-- Task directions --
In the entries that follow, how many lines contain "this"? Answer with the number only.

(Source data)
========================================

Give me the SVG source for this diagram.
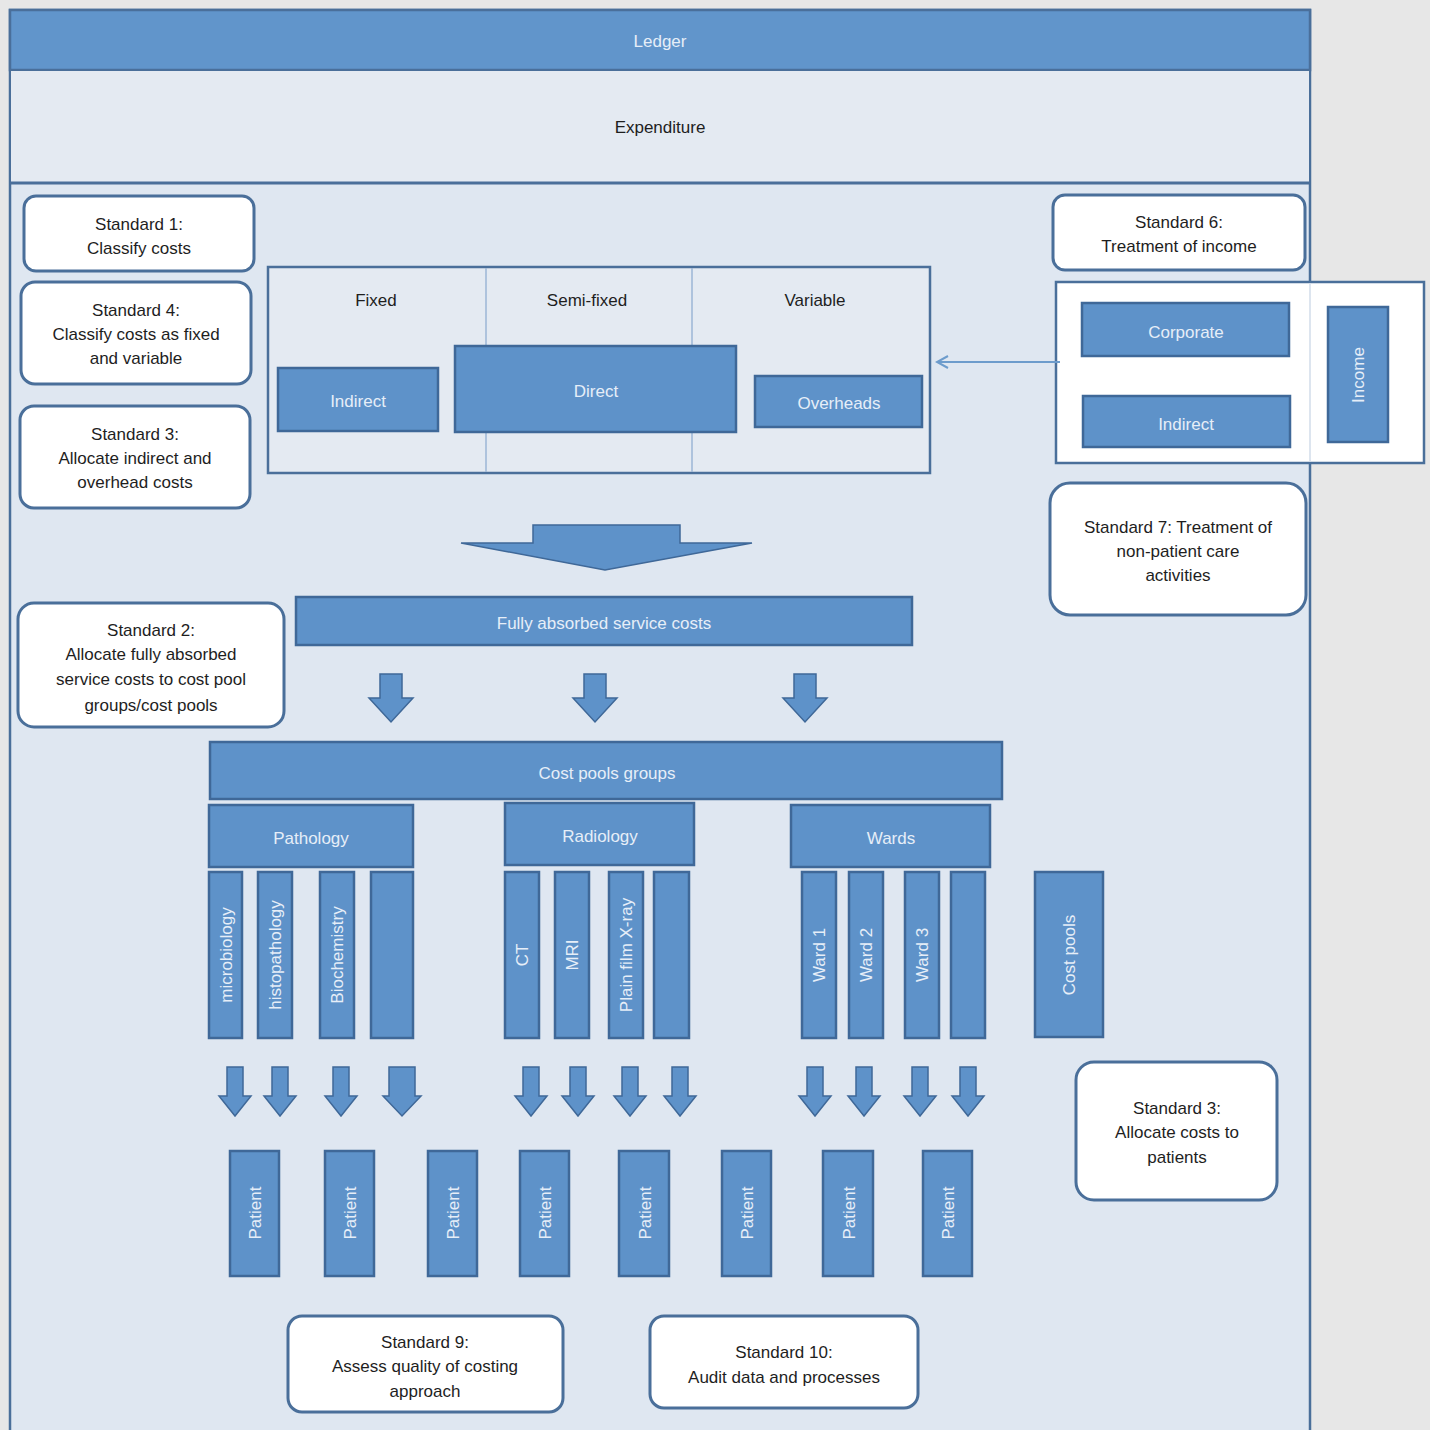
<svg xmlns="http://www.w3.org/2000/svg" width="1430" height="1430" viewBox="0 0 1430 1430">
<style>
.std{fill:#ffffff;stroke:#4a6f9a;stroke-width:3}
.blue{fill:#5e92c9;stroke:#3f6898;stroke-width:2.5}
.arr{fill:#5e92c9;stroke:#3f6898;stroke-width:1.5}
.t{font-family:"Liberation Sans",Arial,sans-serif;font-size:17px;fill:#1e1e1e;text-anchor:middle}
.w{font-family:"Liberation Sans",Arial,sans-serif;font-size:17px;fill:#e6eef8;text-anchor:middle}
</style>
<defs>
<path id="sa" d="M-8,0 h16 v29 h8 l-16,20 l-16,-20 h8 z"/>
<path id="ma" d="M-11,0 h22 v24 h11 l-22,24 l-22,-24 h11 z"/>
<marker id="oh" markerWidth="14" markerHeight="14" refX="12" refY="7" orient="auto" markerUnits="userSpaceOnUse">
<path d="M1,1 L12,7 L1,13" fill="none" stroke="#6d9ccc" stroke-width="2"/>
</marker>
</defs>
<rect x="0" y="0" width="1430" height="1430" fill="#e7e7e7"/>
<g id="panel">
<rect x="10" y="10" width="1300" height="1440" fill="#dfe7f1" stroke="#4a6f9a" stroke-width="2.5"/>
</g>
<g id="ledger">
<rect x="10" y="10" width="1300" height="60" fill="#6195cb" stroke="#4a6f9a" stroke-width="2.5"/>
<text class="w" x="660" y="47">Ledger</text>
</g>
<g id="expenditure">
<rect x="10" y="70" width="1300" height="113" fill="#e4eaf2" stroke="#4a6f9a" stroke-width="2"/>
<line x1="10" y1="183" x2="1310" y2="183" stroke="#4a6f9a" stroke-width="3"/>
<text class="t" x="660" y="133">Expenditure</text>
</g>

<g id="std1"><rect class="std" x="24" y="196" width="230" height="75" rx="12"/>
<text class="t" x="139" y="230">Standard 1:</text><text class="t" x="139" y="254">Classify costs</text></g>
<g id="std4"><rect class="std" x="21" y="282" width="230" height="102" rx="14"/>
<text class="t" x="136" y="316">Standard 4:</text><text class="t" x="136" y="340">Classify costs as fixed</text><text class="t" x="136" y="364">and variable</text></g>
<g id="std3a"><rect class="std" x="20" y="406" width="230" height="102" rx="14"/>
<text class="t" x="135" y="440">Standard 3:</text><text class="t" x="135" y="464">Allocate indirect and</text><text class="t" x="135" y="488">overhead costs</text></g>
<g id="std2"><rect class="std" x="18" y="603" width="266" height="124" rx="16"/>
<text class="t" x="151" y="636">Standard 2:</text><text class="t" x="151" y="660">Allocate fully absorbed</text><text class="t" x="151" y="685">service costs to cost pool</text><text class="t" x="151" y="711">groups/cost pools</text></g>
<g id="std6"><rect class="std" x="1053" y="195" width="252" height="75" rx="12"/>
<text class="t" x="1179" y="228">Standard 6:</text><text class="t" x="1179" y="252">Treatment of income</text></g>
<g id="std7"><rect class="std" x="1050" y="483" width="256" height="132" rx="20"/>
<text class="t" x="1178" y="533">Standard 7: Treatment of</text><text class="t" x="1178" y="557">non-patient care</text><text class="t" x="1178" y="581">activities</text></g>
<g id="std3b"><rect class="std" x="1076" y="1062" width="201" height="138" rx="18"/>
<text class="t" x="1177" y="1114">Standard 3:</text><text class="t" x="1177" y="1138">Allocate costs to</text><text class="t" x="1177" y="1163">patients</text></g>
<g id="std9"><rect class="std" x="288" y="1316" width="275" height="96" rx="14"/>
<text class="t" x="425" y="1348">Standard 9:</text><text class="t" x="425" y="1372">Assess quality of costing</text><text class="t" x="425" y="1397">approach</text></g>
<g id="std10"><rect class="std" x="650" y="1316" width="268" height="92" rx="14"/>
<text class="t" x="784" y="1358">Standard 10:</text><text class="t" x="784" y="1383">Audit data and processes</text></g>

<g id="classification">
<rect x="268" y="267" width="662" height="206" fill="#e4eaf2" stroke="#4a6f9a" stroke-width="2.5"/>
<line x1="486" y1="268" x2="486" y2="472" stroke="#9db6d6" stroke-width="1.5"/>
<line x1="692" y1="268" x2="692" y2="472" stroke="#9db6d6" stroke-width="1.5"/>
<text class="t" x="376" y="306">Fixed</text>
<text class="t" x="587" y="306">Semi-fixed</text>
<text class="t" x="815" y="306">Variable</text>
</g>
<g id="indirect1"><rect class="blue" x="278" y="368" width="160" height="63"/><text class="w" x="358" y="407">Indirect</text></g>
<g id="direct"><rect class="blue" x="455" y="346" width="281" height="86"/><text class="w" x="596" y="397">Direct</text></g>
<g id="overheads"><rect class="blue" x="755" y="376" width="167" height="51"/><text class="w" x="839" y="409">Overheads</text></g>

<g id="incomebox">
<rect x="1056" y="282" width="368" height="181" fill="#ffffff" stroke="#4a6f9a" stroke-width="2.5"/>
<line x1="1310" y1="283" x2="1310" y2="462" stroke="#d2dcea" stroke-width="1.5"/>
</g>
<g id="corporate"><rect class="blue" x="1082" y="303" width="207" height="53"/><text class="w" x="1186" y="338">Corporate</text></g>
<g id="indirect2"><rect class="blue" x="1083" y="396" width="207" height="51"/><text class="w" x="1186" y="430">Indirect</text></g>
<g id="income"><rect class="blue" x="1328" y="307" width="60" height="135"/><text class="w" transform="translate(1364,375) rotate(-90)">Income</text></g>

<g id="fullyabsorbed"><rect class="blue" x="296" y="597" width="616" height="48"/><text class="w" x="604" y="629">Fully absorbed service costs</text></g>
<g id="costpoolsgroups"><rect class="blue" x="210" y="742" width="792" height="57"/><text class="w" x="607" y="779">Cost pools groups</text></g>
<g id="pathology"><rect class="blue" x="209" y="805" width="204" height="62"/><text class="w" x="311" y="844">Pathology</text></g>
<g id="radiology"><rect class="blue" x="505" y="803" width="189" height="62"/><text class="w" x="600" y="842">Radiology</text></g>
<g id="wards"><rect class="blue" x="791" y="805" width="199" height="62"/><text class="w" x="891" y="844">Wards</text></g>

<g id="microbiology"><rect class="blue" x="209" y="872" width="33" height="166"/><text class="w" transform="translate(232,955) rotate(-90)">microbiology</text></g>
<g id="histopathology"><rect class="blue" x="258" y="872" width="34" height="166"/><text class="w" transform="translate(281,955) rotate(-90)">histopathology</text></g>
<g id="biochemistry"><rect class="blue" x="320" y="872" width="34" height="166"/><text class="w" transform="translate(343,955) rotate(-90)">Biochemistry</text></g>
<g id="path4"><rect class="blue" x="371" y="872" width="42" height="166"/></g>
<g id="ct"><rect class="blue" x="505" y="872" width="34" height="166"/><text class="w" transform="translate(528,955) rotate(-90)">CT</text></g>
<g id="mri"><rect class="blue" x="555" y="872" width="34" height="166"/><text class="w" transform="translate(578,955) rotate(-90)">MRI</text></g>
<g id="xray"><rect class="blue" x="609" y="872" width="34" height="166"/><text class="w" transform="translate(632,955) rotate(-90)">Plain film X-ray</text></g>
<g id="rad4"><rect class="blue" x="654" y="872" width="35" height="166"/></g>
<g id="ward1"><rect class="blue" x="802" y="872" width="34" height="166"/><text class="w" transform="translate(825,955) rotate(-90)">Ward 1</text></g>
<g id="ward2"><rect class="blue" x="849" y="872" width="34" height="166"/><text class="w" transform="translate(872,955) rotate(-90)">Ward 2</text></g>
<g id="ward3"><rect class="blue" x="905" y="872" width="34" height="166"/><text class="w" transform="translate(928,955) rotate(-90)">Ward  3</text></g>
<g id="ward4"><rect class="blue" x="951" y="872" width="34" height="166"/></g>
<g id="costpools"><rect class="blue" x="1035" y="872" width="68" height="165"/><text class="w" transform="translate(1075,955) rotate(-90)">Cost pools</text></g>

<g id="patients">
<g id="p1"><rect class="blue" x="230" y="1151" width="49" height="125"/><text class="w" transform="translate(261,1213) rotate(-90)">Patient</text></g>
<g id="p2"><rect class="blue" x="325" y="1151" width="49" height="125"/><text class="w" transform="translate(356,1213) rotate(-90)">Patient</text></g>
<g id="p3"><rect class="blue" x="428" y="1151" width="49" height="125"/><text class="w" transform="translate(459,1213) rotate(-90)">Patient</text></g>
<g id="p4"><rect class="blue" x="520" y="1151" width="49" height="125"/><text class="w" transform="translate(551,1213) rotate(-90)">Patient</text></g>
<g id="p5"><rect class="blue" x="619" y="1151" width="50" height="125"/><text class="w" transform="translate(651,1213) rotate(-90)">Patient</text></g>
<g id="p6"><rect class="blue" x="722" y="1151" width="49" height="125"/><text class="w" transform="translate(753,1213) rotate(-90)">Patient</text></g>
<g id="p7"><rect class="blue" x="823" y="1151" width="50" height="125"/><text class="w" transform="translate(855,1213) rotate(-90)">Patient</text></g>
<g id="p8"><rect class="blue" x="923" y="1151" width="49" height="125"/><text class="w" transform="translate(954,1213) rotate(-90)">Patient</text></g>
</g>

<g id="connectors">
<line x1="1060" y1="362" x2="937" y2="362" stroke="#6d9ccc" stroke-width="2" marker-end="url(#oh)"/>
<path class="arr" d="M533,525 H680 V543 H752 L605,570 L461,543 H533 Z"/>
<use href="#ma" class="arr" x="391" y="674"/>
<use href="#ma" class="arr" x="595" y="674"/>
<use href="#ma" class="arr" x="805" y="674"/>
<use href="#sa" class="arr" x="235" y="1067"/>
<use href="#sa" class="arr" x="280" y="1067"/>
<use href="#sa" class="arr" x="341" y="1067"/>
<path class="arr" d="M389,1067 h26 v29 h6 l-19,20 l-19,-20 h6 z"/>
<use href="#sa" class="arr" x="531" y="1067"/>
<use href="#sa" class="arr" x="578" y="1067"/>
<use href="#sa" class="arr" x="630" y="1067"/>
<use href="#sa" class="arr" x="680" y="1067"/>
<use href="#sa" class="arr" x="815" y="1067"/>
<use href="#sa" class="arr" x="864" y="1067"/>
<use href="#sa" class="arr" x="920" y="1067"/>
<use href="#sa" class="arr" x="968" y="1067"/>
</g>
</svg>
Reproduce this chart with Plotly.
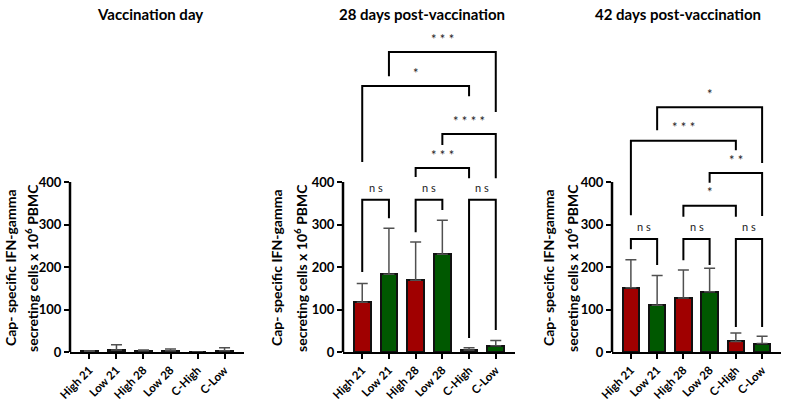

========================================

-- Correct response --
2